Freelance journalist with a passion for theatre, the arts, food and books.
Witty Social Commentary On Jewish Family In New York
Promotion of this tantalising American play has focussed heavily on its hilarity, giving a nod to high praise from the New York Times as "the best comedy of the season" when it first surfaced in 2012.
But while it's a fine, thought-provoking piece of theatre, Bad Jews emerges itself in dark wit rather than laugh a minute antics and demonstrates the real differences in comedy between America and Britain.

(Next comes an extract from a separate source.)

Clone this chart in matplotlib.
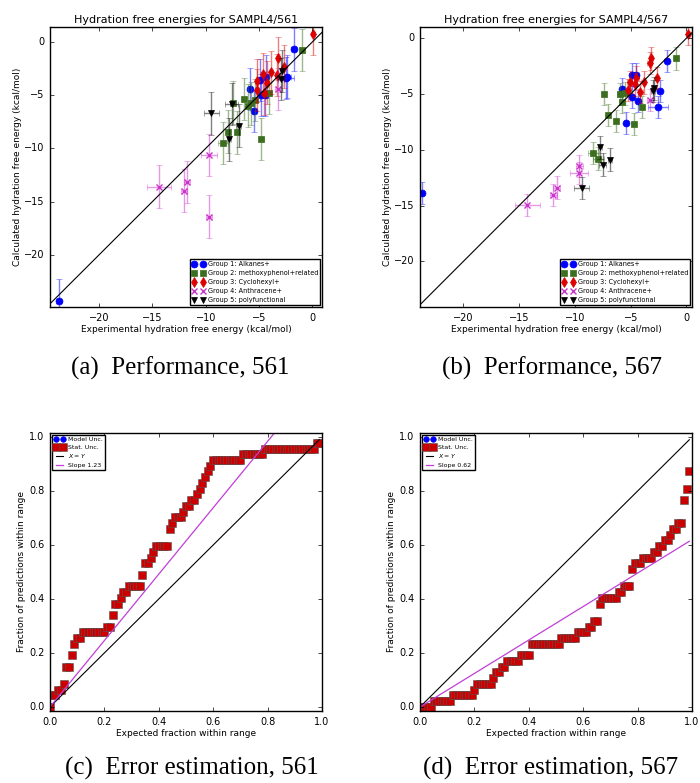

A family death spills out into angry confrontations in Bad Jews starring left to right Antonia Kinlay, Daniel Boyd and Ailsa Joy
It's a bolshy and, at times, angry piece of work, laying bare the extremes of religious belief and culture within one Jewish family following the death of a much-loved grandfather and Holocaust survivor.
This Off-Broadway hit by Joshua Harmon transferred over to the UK last year to Theatre Royal Bath and now tours the UK after a stint in London's West End. I caught it at Malvern Theatres in Worcestershire before it heads off to London's Richmond Theatre in November.
At only 1h 40 minutes long, it has no interval but seems to fly by despite an initial slow start. It picks up from a third of the way into the production as the small strong cast of four - three cousins and a fiance - come to blows over a treasured family heirloom and who deserves it the most.
Ailsa Joy gives a strong performance as headstrong Daphna
Ailsa Joy as the manipulative, over-bearing and fanatically religious Daphna is superb with her long rants and sarcasm, while an excellent Daniel Boyd plays her cousin Liam at the other extreme of the religious spectrum, but just as enranged.
Caught in the middle are Liam's non-Jewish girlfriend Melody (Antonia Kinlay) and brother Jonah (Jos Slovick).
Wit, sentimentality and anger in Bad Jews.
Don't get me wrong, there's some wonderfully witty moments in this play but its assets are its clever, memorable lines and sentimentality.
Bad Jews is ultimately a social commentary on religion, legacy and judaism in 21st Century America that will leave you with plenty of food for thought.